The story doesn't end here. The frontier of meshing involves ever more sophisticated strategies. For many problems, no single meshing algorithm is perfect. Modern approaches often use hybrid methods, employing a careful, boundary-following technique like the Advancing Front Method to create beautiful, anisotropic layers near surfaces, and then letting a robust, quality-optimizing algorithm like Delaunay triangulation fill in the vast interior. This is like having a team of specialists: a detail-oriented artist for the delicate facade and a powerful, reliable builder for the internal structure.

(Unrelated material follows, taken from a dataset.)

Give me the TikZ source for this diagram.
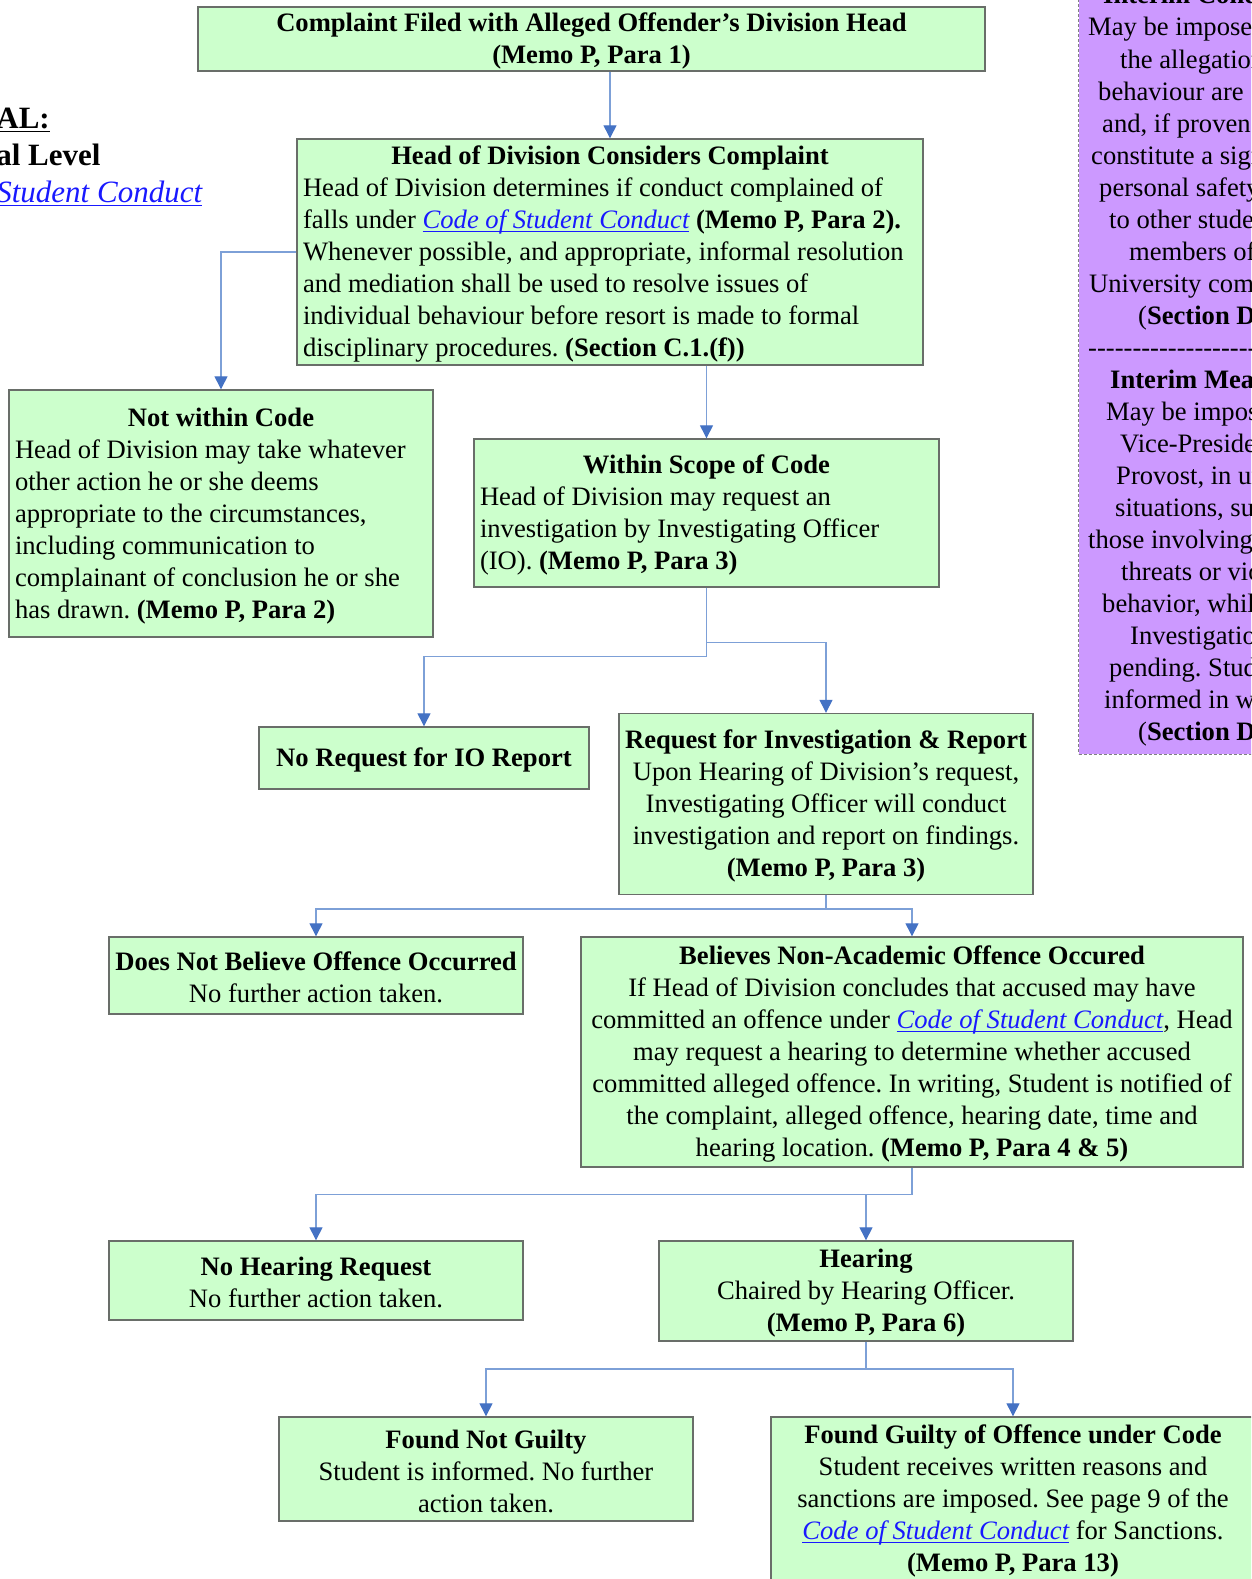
\documentclass[tikz,border=0pt]{standalone}
\usepackage{fontspec}
\setmainfont{Liberation Serif}
\usetikzlibrary{arrows.meta}
\definecolor{boxgreen}{RGB}{204,255,204}
\definecolor{boxpurple}{RGB}{204,153,255}
\definecolor{boxline}{RGB}{105,110,105}
\definecolor{connblue}{RGB}{125,160,215}
\definecolor{tipblue}{RGB}{68,114,196}
\definecolor{linkblue}{RGB}{25,25,255}
\newcommand{\myul}[1]{\begingroup\setbox0=\hbox{#1}\rlap{\rule[-3.5pt]{\wd0}{1.3pt}}\box0\endgroup}
\newcommand{\lnk}[1]{\textcolor{linkblue}{\myul{\itshape #1}}}
\newcommand{\ctitle}[1]{\makebox[\linewidth]{\textbf{#1}}}
\newcommand{\st}{\rule{0pt}{23pt}}
\tikzset{
  x=1pt, y=-1pt,
  fbox/.style={draw=boxline, line width=1.4pt, fill=boxgreen, inner xsep=6pt, inner ysep=0pt,
    font=\fontsize{26.6}{32}\selectfont\frenchspacing},
  wh/.style 2 args={minimum width=#1, minimum height=#2, align=flush center},
  lwh/.style 2 args={minimum width=#1, minimum height=#2, text width={#1-12pt}, align=flush left},
  conn/.style={draw=connblue, line width=1.3pt, -{Triangle[width=13pt,length=13pt,color=tipblue]}},
  pline/.style={anchor=base west, inner sep=0pt, font=\fontsize{26.6}{32}\selectfont\frenchspacing},
  ttl/.style={anchor=base east, inner sep=0pt, font=\fontsize{31}{37}\selectfont},
}
\begin{document}
\begin{tikzpicture}
\useasboundingbox (0,0) rectangle (1251,1579);
\clip (0,0) rectangle (1251,1579);

% left title fragment
\node[ttl] (t1) at (50,128.3) {\myul{\textbf{FORMAL:}}};
\node[ttl] (t2) at (100.7,165) {\textbf{Divisional Level}};
\node[ttl] (t3) at (202.3,202.7) {\lnk{Code of Student Conduct}};

% purple side box
\node[draw=gray, dashed, dash pattern=on 3pt off 2pt, line width=1.2pt, fill=boxpurple,
  minimum width=240pt, minimum height=800pt, anchor=south west, inner sep=0pt] (side) at (1078,755) {};
\node[pline] (s0) at (1103,4) {\textbf{Interim Conditions}};
\node[pline] (s1) at (1088,36) {May be imposed if};
\node[pline] (s2) at (1120,68) {the allegations of};
\node[pline] (s3) at (1098,100) {behaviour are};
\node[pline] (s4) at (1102,132) {and, if proven};
\node[pline] (s5) at (1091,164) {constitute a significant};
\node[pline] (s6) at (1099,196) {personal safety threat};
\node[pline] (s7) at (1109,228) {to other students or};
\node[pline] (s8) at (1129,260) {members of the};
\node[pline] (s9) at (1089,292) {University community.};
\node[pline] (s10) at (1138,324) {(\textbf{Section D.2})};
\node[pline] (s11) at (1088,356) {-{}-{}-{}-{}-{}-{}-{}-{}-{}-{}-{}-{}-{}-{}-{}-{}-{}-{}-{}-{}-{}-{}-{}-{}-{}-};
\node[pline] (s12) at (1110,388) {\textbf{Interim Measures}};
\node[pline] (s13) at (1106,420) {May be imposed by the};
\node[pline] (s14) at (1120,452) {Vice-President and};
\node[pline] (s15) at (1116,484) {Provost, in urgent};
\node[pline] (s16) at (1115,516) {situations, such as};
\node[pline] (s17) at (1088,548) {those involving serious};
\node[pline] (s18) at (1121,580) {threats or violent};
\node[pline] (s19) at (1102,612) {behavior, while the};
\node[pline] (s20) at (1130,644) {Investigation is};
\node[pline] (s21) at (1109,676) {pending. Student is};
\node[pline] (s22) at (1104,708) {informed in writing.};
\node[pline] (s23) at (1138,740) {(\textbf{Section D.3})};

% flow boxes
\node[fbox, wh={787pt}{64pt}] (top) at (591.5,39)
  {\st\textbf{Complaint Filed with Alleged Offender’s Division Head}\\\textbf{(Memo P, Para 1)}};

\node[fbox, lwh={626pt}{226pt}] (hod) at (610,252)
  {\st\ctitle{Head of Division Considers Complaint}\\
   \mbox{Head of Division determines if conduct complained of}\\
   \mbox{falls under \lnk{Code of Student Conduct} \textbf{(Memo P, Para 2).}}\\
   \mbox{Whenever possible, and appropriate, informal resolution}\\
   \mbox{and mediation shall be used to resolve issues of}\\
   \mbox{individual behaviour before resort is made to formal}\\
   \mbox{disciplinary procedures. \textbf{(Section C.1.(f))}}};

\node[fbox, lwh={424pt}{247pt}] (nw) at (221,513.5)
  {\st\ctitle{Not within Code}\\
   \mbox{Head of Division may take whatever}\\
   \mbox{other action he or she deems}\\
   \mbox{appropriate to the circumstances,}\\
   \mbox{including communication to}\\
   \mbox{complainant of conclusion he or she}\\
   \mbox{has drawn. \textbf{(Memo P, Para 2)}}};

\node[fbox, lwh={465pt}{148pt}] (ws) at (706.5,513)
  {\st\ctitle{Within Scope of Code}\\
   \mbox{Head of Division may request an}\\
   \mbox{investigation by Investigating Officer}\\
   \mbox{(IO). \textbf{(Memo P, Para 3)}}};

\node[fbox, wh={330pt}{62pt}] (nr) at (424,758)
  {\st\textbf{No Request for IO Report}};

\node[fbox, wh={414pt}{181pt}] (ri) at (826,804)
  {\st\textbf{Request for Investigation \& Report}\\
   Upon Hearing of Division’s request,\\
   Investigating Officer will conduct\\
   investigation and report on findings.\\
   \textbf{(Memo P, Para 3)}};

\node[fbox, wh={414pt}{77pt}] (dnb) at (316,975.5)
  {\st\textbf{Does Not Believe Offence Occurred}\\No further action taken.};

\node[fbox, wh={662pt}{230pt}] (bno) at (912,1052)
  {\st\textbf{Believes Non-Academic Offence Occured}\\
   If Head of Division concludes that accused may have\\
   committed an offence under \lnk{Code of Student Conduct}, Head\\
   may request a hearing to determine whether accused\\
   committed alleged offence. In writing, Student is notified of\\
   the complaint, alleged offence, hearing date, time and\\
   hearing location. \textbf{(Memo P, Para 4 \& 5)}};

\node[fbox, wh={414pt}{79pt}] (nh) at (316,1280.5)
  {\st\textbf{No Hearing Request}\\No further action taken.};

\node[fbox, wh={414pt}{100pt}] (hr) at (866,1291)
  {\st\textbf{Hearing}\\Chaired by Hearing Officer.\\\textbf{(Memo P, Para 6)}};

\node[fbox, wh={414pt}{104pt}] (fng) at (486,1469)
  {\st\textbf{Found Not Guilty}\\Student is informed. No further\\action taken.};

\node[fbox, wh={484pt}{164pt}] (fg) at (1013,1499)
  {\st\textbf{Found Guilty of Offence under Code}\\
   Student receives written reasons and\\
   sanctions are imposed. See page 9 of the\\
   \lnk{Code of Student Conduct} for Sanctions.\\
   \textbf{(Memo P, Para 13)}};

% junction points
\coordinate (j1) at (706.5,656.7);
\coordinate (j2) at (706.5,642.7);
\coordinate (j3) at (826,909);
\coordinate (j4) at (912,1194.7);
\coordinate (j5) at (866,1369);

% connectors
\draw[conn] (top.south -| hod.north) -- (hod.north);
\draw[conn] (hod.west) -| (nw.north);
\draw[conn] (hod.south -| ws.north) -- (ws.north);
\draw[conn] (ws.south) -- (j1) -| (nr.north);
\draw[conn] (j2) -| (ri.north);
\draw[conn] (ri.south) -- (j3) -| (dnb.north);
\draw[conn] (j3) -| (bno.north);
\draw[conn] (bno.south) -- (j4) -| (nh.north);
\draw[conn] (j4) -| (hr.north);
\draw[conn] (hr.south) -- (j5) -| (fng.north);
\draw[conn] (j5) -| (fg.north);
\end{tikzpicture}
\end{document}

Finally, we must ask a deeply philosophical question: how do we know our simulation is correct? The mesh itself, by its very nature, is not perfectly uniform; its elements have specific orientations. This introduces a subtle "mesh-induced anisotropy." If we are simulating an isotropic material—one whose properties are the same in all directions—how do we ensure our simulation doesn't just reflect the bias of our mesh? We can design a verification test. We take a problem, solve it, then rotate the entire problem (the geometry, the forces, everything) and its mesh, and solve it again. In a perfect world, the new solution would just be the rotated version of the old one. In reality, due to the mesh, there will be a small difference. The key is to verify that as we refine the mesh, this difference vanishes at a predictable rate. This elegant procedure allows us to prove that our code correctly models physical isotropy, by showing that the artificial anisotropy of our tool is merely a transient artifact of our discretization, a ghost that fades away as we approach the continuum truth.
From the practical design of a bicycle to the fundamental shape of a plant cell, from the simulation of a breaking metal to the quantum mechanics of a crystal, the concept of a shape-regular mesh is a golden thread. It teaches us a humble yet powerful lesson: to understand the world, we must not only ask the right questions but also learn to describe it in the right language. The mesh is that language, and its grammar is physics itself.